Lawrence Trott (The Royal Gazette) highlights Bermuda as a world class spearfishing destination. He writes that Bermuda’s offshore reefs, a haven for this sport, could be used to attract tourists to the island. [Fortunately, Bermuda has strict regulations on fishing.]
So says Craig Copik who has been spearfishing for two years and recently broke the world spearfishing record for a black grouper (rockfish) caught here. Mr Copik is part of a dedicated group of spearfishermen who regularly dive miles off the Island in search of giant rockfish. One such outing on March 14 landed him an 87.3lb rockfish that was ratified on March 28 as a world record. Rockfish of that size are plentiful, said Mr Copik whose favourite dive spot is Argus Banks, some 22 miles off the west end of the Island where the water is as deep as 200 feet. “Bermuda has been a hotbed of spearfishing for many years, local divers such as Odilio Angeli, Tom Steinhoff, Scotty Amos and Neil Bernie have been catching monster fish for more than a decade,” he said. “The pristine reef with its proximity to the shore, lack of strong current and warm water temperatures make this small island a spearfisherman’s dream.
[. . .] Strict regulations by the Department of Environmental Protection require spearfishermen to be licensed and it is illegal to fish within a mile of the shoreline or protected areas such as North Rock. The ability to freedive is vital to the sport. No breathing gear is used and, with spear guns illegal in Bermuda, polespears are the primary tools. [. . .] “It is illegal to use breathing apparatus. In Bermuda you are not allowed to use scuba equipment at all and are not allowed to use a gun.”
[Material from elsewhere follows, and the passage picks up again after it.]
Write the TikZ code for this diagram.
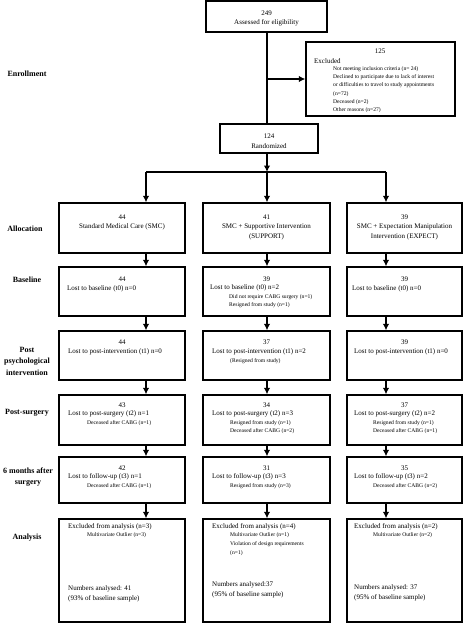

[. . .] Strict guidelines mean that local spearfishermen can only catch one rockfish per boat per day. Years ago the lobby group Friends of Fish urged Government to add the black rockfish to the list of protected species. “When I go out if I don’t see ten or 15 rockfish in a day I’m having a bad day,” said Mr Copik. “Spearfishermen are usually the most staunch conservationists, we love swimming around the beautiful reefs with these fish. It is in our interest that they get looked after. I fully understand those people’s concerns about us catching them, but if I could take these guys out and show them where I go I think they’ll be surprised at how many fish we see on an average day. We can’t sell the fish so there is no point in us catching more than we can eat.”
The emergence of the Marine Locker Annual Spearfishing Tournament has also helped with the popularity of the sport. It was in that tournament that Graham Cooper brought the record to Bermuda for the first time last April when he landed an 84lb black grouper. His record stood for a couple of months before it was broken in Mexico last June with an 86.4lb catch. After submitting the necessary paperwork Mr Copik’s new record was confirmed by the International Underwater Spearfishing Association.
“Generally among the spearfishermen locally we wanted to bring the record back to Bermuda because we definitely have the biggest rockfish in the world here,” he said, pointing out that even bigger rockfish than his record catch have been caught here but never weighed and put forward as a potential record. “Odilio Angelis’s first rockfish back in 2000 tipped the scales at more than 100lbs and Tom Steinhoff had one in 2010 on New Year’s Day that is probably even bigger than that, but his ‘big dog’ was never weighed. Tim Cooper, a well respected 100-foot-plus diver who has had multiple rockfish catches, is another diver who has caught fish over the world record size without ever making an attempt to register them.”